Los capítulos grabados por el neozelandés Martin Campbell (realizador que, casualidad o no, fue el responsable de algunos filmes de Bond, como Casino Royal y GoldenEye) y el británico Jim Goddard (Historia de dos ciudades, 1980) siguieron con precisión la estela de un agente que jugaba a muchas bandas, mientras cambiaba de ideario como de camisa. La pareja de creadores esmeraron su mutuo esfuerzo para hacer verosímil y entendible la carrera surgida de la nada de Sidney Reilly, un periplo profesional en el que el nexo de unión era su filiación casi obsesiva hacia las mujeres: él las utilizó; y ellas, a la postre, fueron las que se convirtieron en su perdición. El asunto comenzaba en el epidosio uno con una relación adúltera entre el espía y la esposa de un predicador con pecados inconfesables; y finalizaba en el décimosegundo con el personaje principal de espaldas caminando hacia su anunciada muerte.
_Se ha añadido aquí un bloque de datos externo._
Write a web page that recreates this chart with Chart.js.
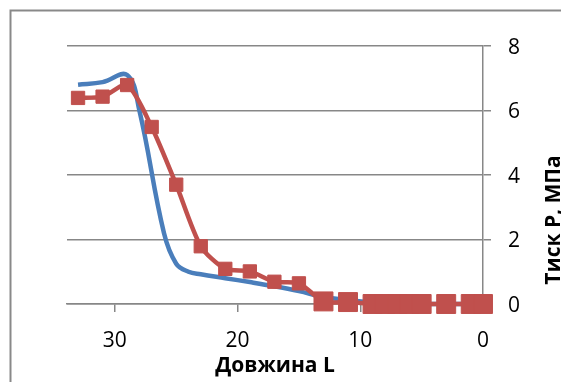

Durante las doce entregas preparadas para la pequeña pantalla, la técnica de un rodaje depurado hasta en los detalles más nimios tuvo en vilo a miles de espectadores, con unas temáticas en las que se sobrevolaba por las transformaciones contemporáneas más relevantes; tales como la Primera Guerra Mundial, el ascenso del comunismo en la extinta URSS o la exponencial progresión de la China roja. En todas ellas, Reilly hacía de las suyas, y siempre solía salir airoso antes del the end amparado por el físico de Sam Neill (Omagh, Irlanda del Norte, 1947). El intérprete de Parque Jurásico -quien en esa época era un sex symbol que había causado unas impresiones más que agradables con sus caracterizaciones como Brian de Bois-Gilbert para Ivanhoe (Douglas Campfield, 1983), y como donjuan soviético en Enigma (Jeannot Szwarc, 1983)- construyó uno de los mejores trabajos de su carrera, currículum más que relevante en el que también se encuadran obras como Los Tudor, El piano (Jane Campion, 1993) y la miniserie La sangre de otros (Claude Chabrol, 1984).
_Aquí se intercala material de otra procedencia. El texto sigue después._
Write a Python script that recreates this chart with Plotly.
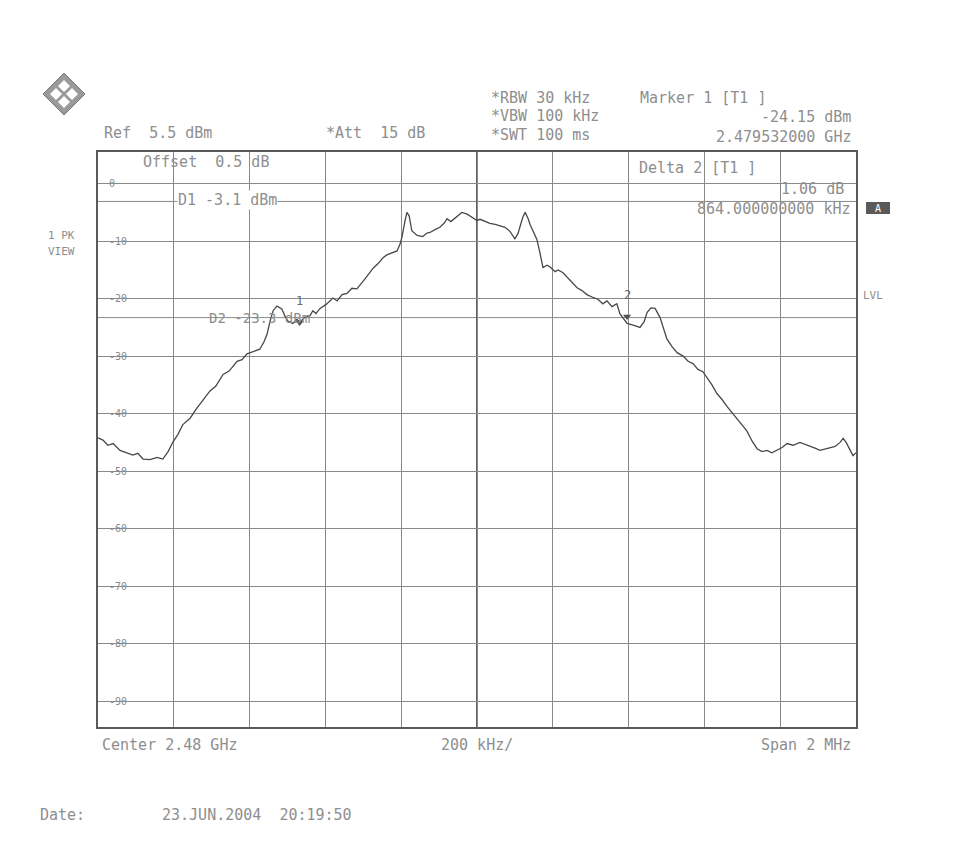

Pero si por la parte de la estrella principal los responsables del casting acertaron sin asomo de duda, el elenco de secundarios tampoco le estuvo a la zaga. Las colaboraciones de Tom Bell (Los libros de Próspero), Hugh Fraser (Juego de patriotas) y el anciano Sebastian Shaw (El retorno del Jedi) completaban un cuadro dramático de supporters en el que sobresalió, con una presencia que solo los realmente grandes saben proyectar, el inimitable Leo Mckern (Sydney, Australia, 1920- Bath, Inglaterra, 2002). El orondo abogado de la genial Rumpole Of The Bailey se metió como en un guante a la medida en la piel del maquiavélico Zaharov, consiguiendo con ello la admiración de crítica y público. El australiano de nacimiento siempre se vació artísticamente en cada uno de los tipos a los que encarnó hasta su triste fallecimiento. Para los que no crean tal aseveración, únicamente tienen que contemplar con los ojos del reconocimiento la sabiduría escénica de este hombre de carnes sueltas en, por ejemplo, blockbusters del tipo de El lago azul (la película de Randall Kleisner caía en picado cuando el cocinero Paddy Button moría ahogado en medio de una borrachera) y Lady Halcón (el humor del padre Imperius tenía que haber sido impagable para el bolsillo de Richard Donner).
Veintiocho temporadas después, Reilly: As de espías continúa siendo toda una muestra seriada de espectacularidad, hondura, guiones contundentes y dramatización de las que entran en las enciclopedias del medio audiovisual. Productos así nunca caducan, y son necesarios para dejar claro que el electrodoméstico que adorna los salones, comedores, habitaciones y cocinas de los ciudadanos a veces es capaz de transmitir Arte con mayúsculas.